▶ **Information shown**:
## start

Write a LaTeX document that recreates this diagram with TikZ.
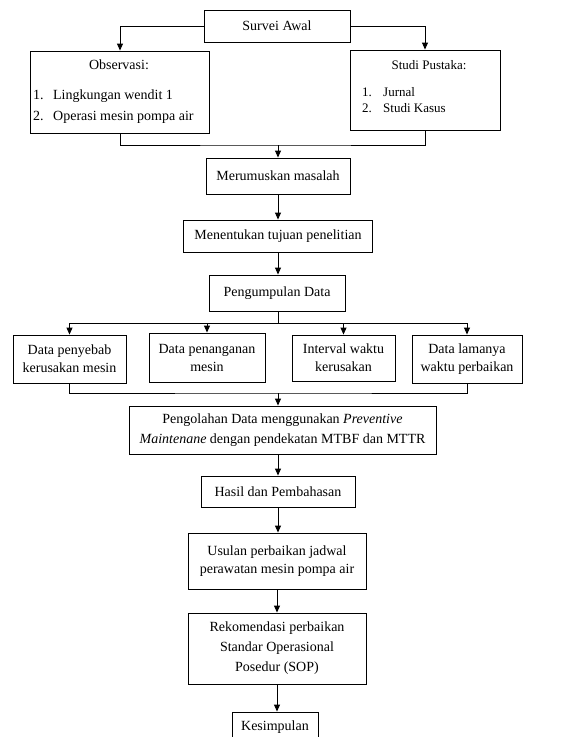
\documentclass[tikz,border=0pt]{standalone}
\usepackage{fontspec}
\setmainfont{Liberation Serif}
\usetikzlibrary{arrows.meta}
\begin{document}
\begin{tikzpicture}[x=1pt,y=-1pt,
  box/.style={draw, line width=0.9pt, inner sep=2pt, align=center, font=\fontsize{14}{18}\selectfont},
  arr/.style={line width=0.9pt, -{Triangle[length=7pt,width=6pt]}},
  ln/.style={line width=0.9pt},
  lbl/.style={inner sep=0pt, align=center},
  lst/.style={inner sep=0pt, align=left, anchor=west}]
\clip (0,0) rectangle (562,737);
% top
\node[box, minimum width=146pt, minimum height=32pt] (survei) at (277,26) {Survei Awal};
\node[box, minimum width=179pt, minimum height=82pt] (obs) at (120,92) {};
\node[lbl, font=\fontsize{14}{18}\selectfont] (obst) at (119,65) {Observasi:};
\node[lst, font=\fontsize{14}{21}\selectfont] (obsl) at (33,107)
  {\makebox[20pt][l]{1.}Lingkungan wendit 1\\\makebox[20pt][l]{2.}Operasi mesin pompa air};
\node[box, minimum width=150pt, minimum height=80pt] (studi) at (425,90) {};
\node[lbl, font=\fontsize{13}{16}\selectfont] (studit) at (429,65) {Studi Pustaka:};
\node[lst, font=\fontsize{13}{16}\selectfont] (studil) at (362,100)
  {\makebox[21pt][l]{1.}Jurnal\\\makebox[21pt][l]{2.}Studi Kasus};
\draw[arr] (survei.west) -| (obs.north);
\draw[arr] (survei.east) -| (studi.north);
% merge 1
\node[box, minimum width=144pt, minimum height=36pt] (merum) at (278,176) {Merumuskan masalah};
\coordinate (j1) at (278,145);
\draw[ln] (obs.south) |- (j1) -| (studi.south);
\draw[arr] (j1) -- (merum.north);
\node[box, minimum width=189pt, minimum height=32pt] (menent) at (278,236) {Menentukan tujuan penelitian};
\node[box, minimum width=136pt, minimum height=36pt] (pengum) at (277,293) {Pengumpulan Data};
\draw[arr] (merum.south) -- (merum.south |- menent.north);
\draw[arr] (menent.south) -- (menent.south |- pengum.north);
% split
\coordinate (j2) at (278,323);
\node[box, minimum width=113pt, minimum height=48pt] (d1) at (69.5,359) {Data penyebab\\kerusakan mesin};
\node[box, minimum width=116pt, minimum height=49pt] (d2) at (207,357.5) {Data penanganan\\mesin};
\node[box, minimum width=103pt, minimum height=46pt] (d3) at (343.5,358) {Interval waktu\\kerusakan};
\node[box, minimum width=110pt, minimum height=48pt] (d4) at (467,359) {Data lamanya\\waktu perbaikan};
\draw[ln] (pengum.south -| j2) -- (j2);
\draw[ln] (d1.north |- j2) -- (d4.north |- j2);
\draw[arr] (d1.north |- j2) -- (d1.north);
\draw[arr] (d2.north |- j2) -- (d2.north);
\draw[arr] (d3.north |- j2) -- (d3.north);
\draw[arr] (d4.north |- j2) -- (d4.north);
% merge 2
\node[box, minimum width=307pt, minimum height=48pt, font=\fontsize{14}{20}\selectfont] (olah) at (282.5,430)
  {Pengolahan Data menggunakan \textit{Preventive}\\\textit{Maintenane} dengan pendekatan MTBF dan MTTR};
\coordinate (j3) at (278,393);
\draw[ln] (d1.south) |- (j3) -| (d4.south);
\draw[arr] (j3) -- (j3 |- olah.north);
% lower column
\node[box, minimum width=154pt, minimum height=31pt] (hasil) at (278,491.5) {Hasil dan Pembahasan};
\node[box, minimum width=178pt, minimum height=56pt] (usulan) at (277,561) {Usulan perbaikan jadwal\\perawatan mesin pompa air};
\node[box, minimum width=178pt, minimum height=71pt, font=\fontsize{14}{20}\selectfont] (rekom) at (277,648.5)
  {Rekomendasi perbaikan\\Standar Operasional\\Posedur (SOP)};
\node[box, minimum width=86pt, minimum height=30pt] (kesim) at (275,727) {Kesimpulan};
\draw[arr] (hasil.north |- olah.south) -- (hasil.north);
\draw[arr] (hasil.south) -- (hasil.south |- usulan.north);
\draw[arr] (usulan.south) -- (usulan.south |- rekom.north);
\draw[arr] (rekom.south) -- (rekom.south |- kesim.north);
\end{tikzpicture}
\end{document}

## end

▶ **Task instructions**: Leave out the pictures and restate everything else word for word.

▶ **Exercise answer**:
Write a LaTeX document that recreates this diagram with TikZ.
\documentclass[tikz,border=0pt]{standalone}
\usepackage{fontspec}
\setmainfont{Liberation Serif}
\usetikzlibrary{arrows.meta}
\begin{document}
\begin{tikzpicture}[x=1pt,y=-1pt,
  box/.style={draw, line width=0.9pt, inner sep=2pt, align=center, font=\fontsize{14}{18}\selectfont},
  arr/.style={line width=0.9pt, -{Triangle[length=7pt,width=6pt]}},
  ln/.style={line width=0.9pt},
  lbl/.style={inner sep=0pt, align=center},
  lst/.style={inner sep=0pt, align=left, anchor=west}]
\clip (0,0) rectangle (562,737);
% top
\node[box, minimum width=146pt, minimum height=32pt] (survei) at (277,26) {Survei Awal};
\node[box, minimum width=179pt, minimum height=82pt] (obs) at (120,92) {};
\node[lbl, font=\fontsize{14}{18}\selectfont] (obst) at (119,65) {Observasi:};
\node[lst, font=\fontsize{14}{21}\selectfont] (obsl) at (33,107)
  {\makebox[20pt][l]{1.}Lingkungan wendit 1\\\makebox[20pt][l]{2.}Operasi mesin pompa air};
\node[box, minimum width=150pt, minimum height=80pt] (studi) at (425,90) {};
\node[lbl, font=\fontsize{13}{16}\selectfont] (studit) at (429,65) {Studi Pustaka:};
\node[lst, font=\fontsize{13}{16}\selectfont] (studil) at (362,100)
  {\makebox[21pt][l]{1.}Jurnal\\\makebox[21pt][l]{2.}Studi Kasus};
\draw[arr] (survei.west) -| (obs.north);
\draw[arr] (survei.east) -| (studi.north);
% merge 1
\node[box, minimum width=144pt, minimum height=36pt] (merum) at (278,176) {Merumuskan masalah};
\coordinate (j1) at (278,145);
\draw[ln] (obs.south) |- (j1) -| (studi.south);
\draw[arr] (j1) -- (merum.north);
\node[box, minimum width=189pt, minimum height=32pt] (menent) at (278,236) {Menentukan tujuan penelitian};
\node[box, minimum width=136pt, minimum height=36pt] (pengum) at (277,293) {Pengumpulan Data};
\draw[arr] (merum.south) -- (merum.south |- menent.north);
\draw[arr] (menent.south) -- (menent.south |- pengum.north);
% split
\coordinate (j2) at (278,323);
\node[box, minimum width=113pt, minimum height=48pt] (d1) at (69.5,359) {Data penyebab\\kerusakan mesin};
\node[box, minimum width=116pt, minimum height=49pt] (d2) at (207,357.5) {Data penanganan\\mesin};
\node[box, minimum width=103pt, minimum height=46pt] (d3) at (343.5,358) {Interval waktu\\kerusakan};
\node[box, minimum width=110pt, minimum height=48pt] (d4) at (467,359) {Data lamanya\\waktu perbaikan};
\draw[ln] (pengum.south -| j2) -- (j2);
\draw[ln] (d1.north |- j2) -- (d4.north |- j2);
\draw[arr] (d1.north |- j2) -- (d1.north);
\draw[arr] (d2.north |- j2) -- (d2.north);
\draw[arr] (d3.north |- j2) -- (d3.north);
\draw[arr] (d4.north |- j2) -- (d4.north);
% merge 2
\node[box, minimum width=307pt, minimum height=48pt, font=\fontsize{14}{20}\selectfont] (olah) at (282.5,430)
  {Pengolahan Data menggunakan \textit{Preventive}\\\textit{Maintenane} dengan pendekatan MTBF dan MTTR};
\coordinate (j3) at (278,393);
\draw[ln] (d1.south) |- (j3) -| (d4.south);
\draw[arr] (j3) -- (j3 |- olah.north);
% lower column
\node[box, minimum width=154pt, minimum height=31pt] (hasil) at (278,491.5) {Hasil dan Pembahasan};
\node[box, minimum width=178pt, minimum height=56pt] (usulan) at (277,561) {Usulan perbaikan jadwal\\perawatan mesin pompa air};
\node[box, minimum width=178pt, minimum height=71pt, font=\fontsize{14}{20}\selectfont] (rekom) at (277,648.5)
  {Rekomendasi perbaikan\\Standar Operasional\\Posedur (SOP)};
\node[box, minimum width=86pt, minimum height=30pt] (kesim) at (275,727) {Kesimpulan};
\draw[arr] (hasil.north |- olah.south) -- (hasil.north);
\draw[arr] (hasil.south) -- (hasil.south |- usulan.north);
\draw[arr] (usulan.south) -- (usulan.south |- rekom.north);
\draw[arr] (rekom.south) -- (rekom.south |- kesim.north);
\end{tikzpicture}
\end{document}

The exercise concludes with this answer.